After all, it's hard to put my finger on what exactly it is about a prairie winter that I'll miss. The -37ºC windchill? The black ice? Even now, when the days are getting longer and the cabin fever is receding, I can't look out at a snowy morning and not smile. Coffee cup in hand, watching the snow fall and the inevitable quiet that follows. Margaret Atwood is right. The Canadian narrative is about survival, and there's really nothing that makes me feel as though I could look my homesteading ancestors in the eye than when I come out the other end of a particularly miserable snowstorm.
And then there are the mountains. Hiking through the Rockies the other year, the Romantic concept of sublime hit on a much deeper, less intellectual level than it had in university. It's not the size, or the colours, or the meandering goat paths, but put all together... and it still doesn't come close. The only way I can think to describe the Rockies is in a way that only two gentle readers of this blog will understand. Walking through the Rockies, up at Lake Louise and Sulphur Mountain, was like walking down the street, looking up, and realizing that I'm standing in front of the Duomo. That weak-in-the-knees overwhelming sense of place.

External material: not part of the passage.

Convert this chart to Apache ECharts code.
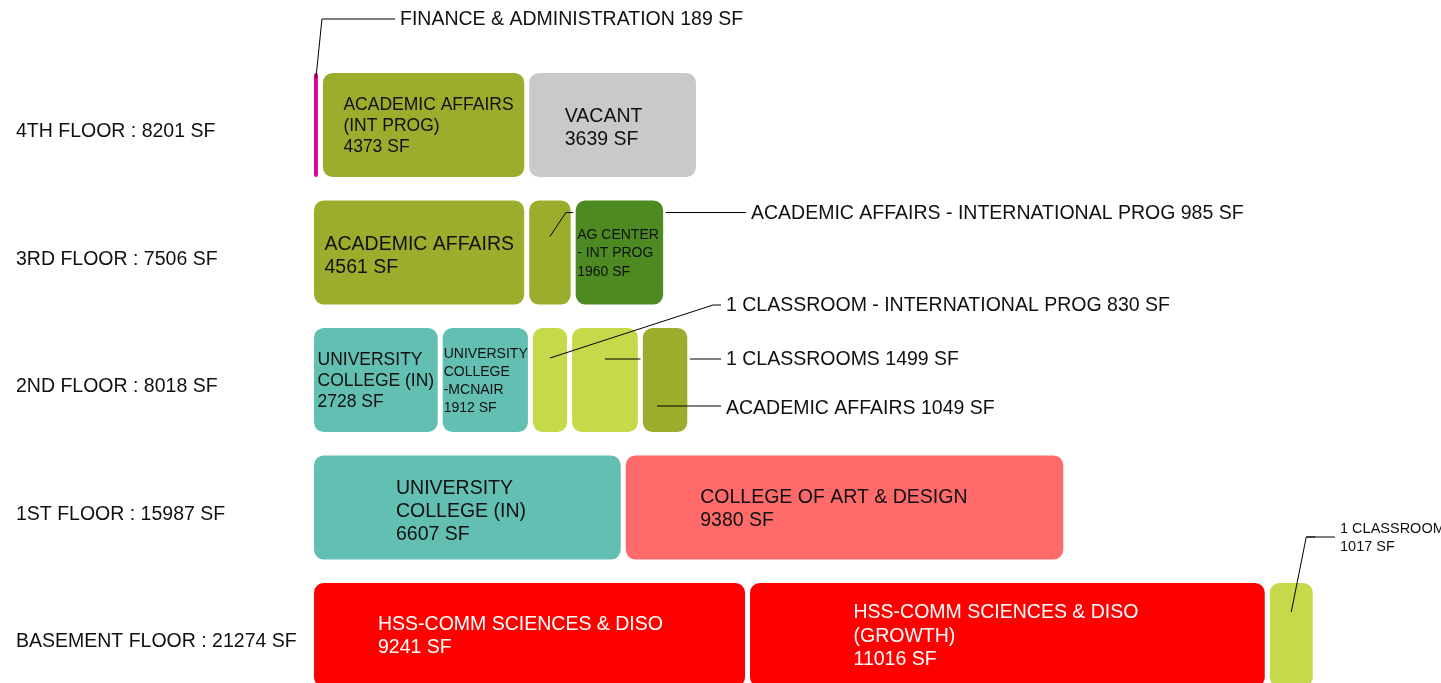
<!DOCTYPE html>
<html>
<head>
<meta charset="utf-8">
<script src="https://cdn.jsdelivr.net/npm/echarts@6/dist/echarts.min.js"></script>
<style>
  html, body { margin: 0; padding: 0; background: #fff; }
  #chart { width: 1441px; height: 683px; }
</style>
</head>
<body>
<div id="chart"></div>
<script>
// floors, top to bottom
var floors = ['4TH FLOOR', '3RD FLOOR', '2ND FLOOR', '1ST FLOOR', 'BASEMENT FLOOR'];
var floorTotals = [8201, 7506, 8018, 15987, 21274];

// spaces on each floor, left to right
var spaceNames = [
  ['FINANCE & ADMINISTRATION', 'ACADEMIC AFFAIRS\n(INT PROG)', 'VACANT'],
  ['ACADEMIC AFFAIRS', 'ACADEMIC AFFAIRS - INTERNATIONAL PROG', 'AG CENTER\n- INT PROG'],
  ['UNIVERSITY\nCOLLEGE (IN)', 'UNIVERSITY\nCOLLEGE\n-MCNAIR', '1 CLASSROOM - INTERNATIONAL PROG', '1 CLASSROOMS', 'ACADEMIC AFFAIRS'],
  ['UNIVERSITY\nCOLLEGE (IN)', 'COLLEGE OF ART & DESIGN'],
  ['HSS-COMM SCIENCES & DISO', 'HSS-COMM SCIENCES & DISO\n(GROWTH)', '1 CLASSROOM\n']
];
var spaceValues = [
  [189, 4373, 3639],
  [4561, 985, 1960],
  [2728, 1912, 830, 1499, 1049],
  [6607, 9380],
  [9241, 11016, 1017]
];
var spaceGroups = [
  ['finance', 'academic', 'vacant'],
  ['academic', 'academic', 'agcenter'],
  ['university', 'university', 'classroom', 'classroom', 'academic'],
  ['university', 'art'],
  ['hss', 'hss', 'classroom']
];

var groupColors = {
  finance: '#e0009c',
  academic: '#9cad2d',
  vacant: '#c8c9cb',
  agcenter: '#4e8a22',
  university: '#62bfb2',
  classroom: '#c6d94a',
  art: '#ff6b6b',
  hss: '#ff0000'
};

var FONT = '"Liberation Sans", Arial, sans-serif';

// labels drawn inside the boxes: key is floor-slot
var insideStyle = {
  '0-1': { distance: 23, dy: 1.5, fontSize: 17.5, lineHeight: 21 },
  '0-2': { distance: 38, dy: 3.5, fontSize: 19.5, lineHeight: 23 },
  '1-0': { distance: 13, dy: 4, fontSize: 19.5, lineHeight: 23 },
  '1-2': { distance: 4, dy: 1, fontSize: 14, lineHeight: 18.5 },
  '2-0': { distance: 6, dy: 1.5, fontSize: 17.5, lineHeight: 21 },
  '2-1': { distance: 3.5, dy: 1, fontSize: 14, lineHeight: 18 },
  '3-0': { distance: 84.5, dy: 4, fontSize: 19.5, lineHeight: 23 },
  '3-1': { distance: 77, dy: 2, fontSize: 19.5, lineHeight: 23 },
  '4-0': { distance: 66.5, dy: 1, fontSize: 19.5, lineHeight: 23, color: '#fff' },
  '4-1': { distance: 106, dy: 1.5, fontSize: 19.5, lineHeight: 23.5, color: '#fff' }
};

// labels drawn outside with leader lines
var callouts = [
  { f: 0, s: 0, sx: 0, sy: -47, ex: 6, ey: -59, tx: 400, size: 19.5 },
  { f: 1, s: 1, sx: 0, sy: -16, ex: 16, ey: -24, tx: 751, size: 19.5 },
  { f: 2, s: 2, sx: 0, sy: -22, ex: 163, ey: -53, tx: 726, size: 19.5 },
  { f: 2, s: 3, sx: 0, sy: -21, ex: 0, ey: 0, tx: 726, size: 19.5 },
  { f: 2, s: 4, sx: -8, sy: 26, ex: 0, ey: 0, tx: 726, size: 19.5, dy: 2 },
  { f: 4, s: 2, sx: 0, sy: -23, ex: 15, ey: -75, tx: 1340, size: 14.5, lh: 18 }
];

function isCallout(f, s) {
  return callouts.some(function (c) { return c.f === f && c.s === s; });
}

var maxSlots = Math.max.apply(null, spaceValues.map(function (r) { return r.length; }));
var series = [];
for (var s = 0; s < maxSlots; s++) {
  var data = floors.map(function (fl, f) {
    if (s >= spaceValues[f].length) return '-';
    var st = insideStyle[f + '-' + s];
    var item = {
      value: spaceValues[f][s],
      itemStyle: { color: groupColors[spaceGroups[f][s]] }
    };
    if (st && !isCallout(f, s)) {
      item.label = {
        show: true,
        position: 'insideLeft',
        distance: st.distance,
        offset: [0, st.dy],
        fontSize: st.fontSize,
        lineHeight: st.lineHeight,
        color: st.color || '#111',
        fontFamily: FONT,
        overflow: 'none',
        formatter: spaceNames[f][s] + '\n' + spaceValues[f][s] + ' SF'
      };
    } else {
      item.label = { show: false };
    }
    return item;
  });
  series.push({
    type: 'bar',
    stack: 'floor',
    barWidth: 109,
    data: data,
    itemStyle: { borderRadius: 11, borderColor: '#fff', borderWidth: 2.5 },
    emphasis: { disabled: true },
    animation: false
  });
}

var chart = echarts.init(document.getElementById('chart'));
chart.setOption({
  animation: false,
  grid: { left: 311.5, top: 61.25, width: 1038, height: 637.5, outerBoundsMode: 'none' },
  xAxis: { type: 'value', min: 0, max: 22000, show: false },
  yAxis: {
    type: 'category',
    inverse: true,
    data: floors.map(function (f, i) { return f + ' : ' + floorTotals[i] + ' SF'; }),
    axisLine: { show: false },
    axisTick: { show: false },
    splitLine: { show: false },
    axisLabel: {
      align: 'left',
      verticalAlign: 'top',
      lineHeight: 14,
      margin: 295.5,
      fontSize: 19.5,
      color: '#111',
      fontFamily: FONT
    }
  },
  series: series
});

// leader lines and callout texts, positioned from the axes
function px(v, f) {
  return chart.convertToPixel({ xAxisIndex: 0, yAxisIndex: 0 }, [v, f]);
}
var graphics = [];
callouts.forEach(function (c) {
  var before = 0;
  for (var i = 0; i < c.s; i++) before += spaceValues[c.f][i];
  var val = spaceValues[c.f][c.s];
  var mid = px(before + val / 2, c.f);
  var right = px(before + val, c.f)[0];
  var start = [mid[0] + c.sx, mid[1] + c.sy];
  var elbow = [start[0] + c.ex, start[1] + c.ey];
  var lineEnd = c.tx - 5;
  var topEnd = Math.min(lineEnd, Math.max(elbow[0], right));
  graphics.push({
    type: 'polyline', z: 100,
    shape: { points: [start, elbow, [topEnd, elbow[1]]] },
    style: { stroke: '#000', lineWidth: 1, fill: null }
  });
  graphics.push({
    type: 'line', z: 0, zlevel: 0,
    shape: { x1: elbow[0], y1: elbow[1], x2: lineEnd, y2: elbow[1] },
    style: { stroke: '#000', lineWidth: 1 }
  });
  graphics.push({
    type: 'text', z: 100,
    x: c.tx, y: elbow[1] + 1 + (c.dy || 0),
    style: {
      text: spaceNames[c.f][c.s].replace(/\n$/, '') + (c.lh ? '\n' : ' ') + val + ' SF',
      fontSize: c.size,
      lineHeight: c.lh || c.size * 1.2,
      fontFamily: FONT,
      fill: '#111',
      align: 'left',
      verticalAlign: 'middle'
    }
  });
});
chart.setOption({ graphic: { elements: graphics } });
</script>
</body>
</html>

I can't leave off the cedars. That smell in the air when the cedars have been sun-blasted all afternoon. I don't remember ever walking through it, only driving past it on the way to Victoria, but Goldstream Park, with all the Spanish Moss hanging off the branches, always looked so impossibly green. Every conceivable shade. And even though the sun had been on the cedars all day, there was still that little bit of ferndamp as you walk through, leaving dark streaks on your pants. Or so I imagine.
So I could quip humorously (ideally) about how I'm going to miss double-paned windows and rain-free days, but the snow has been falling all day, I've got a cup of tea in my hand, and I'm remembering all the prairie winters and Rocky Mountain hikes I'll miss.
You probably need to write another thesis, this time on the parallels between the Duomo and the Rockies. Seriously. Where else would you get the chance to reference John Denver in the same space as Dante?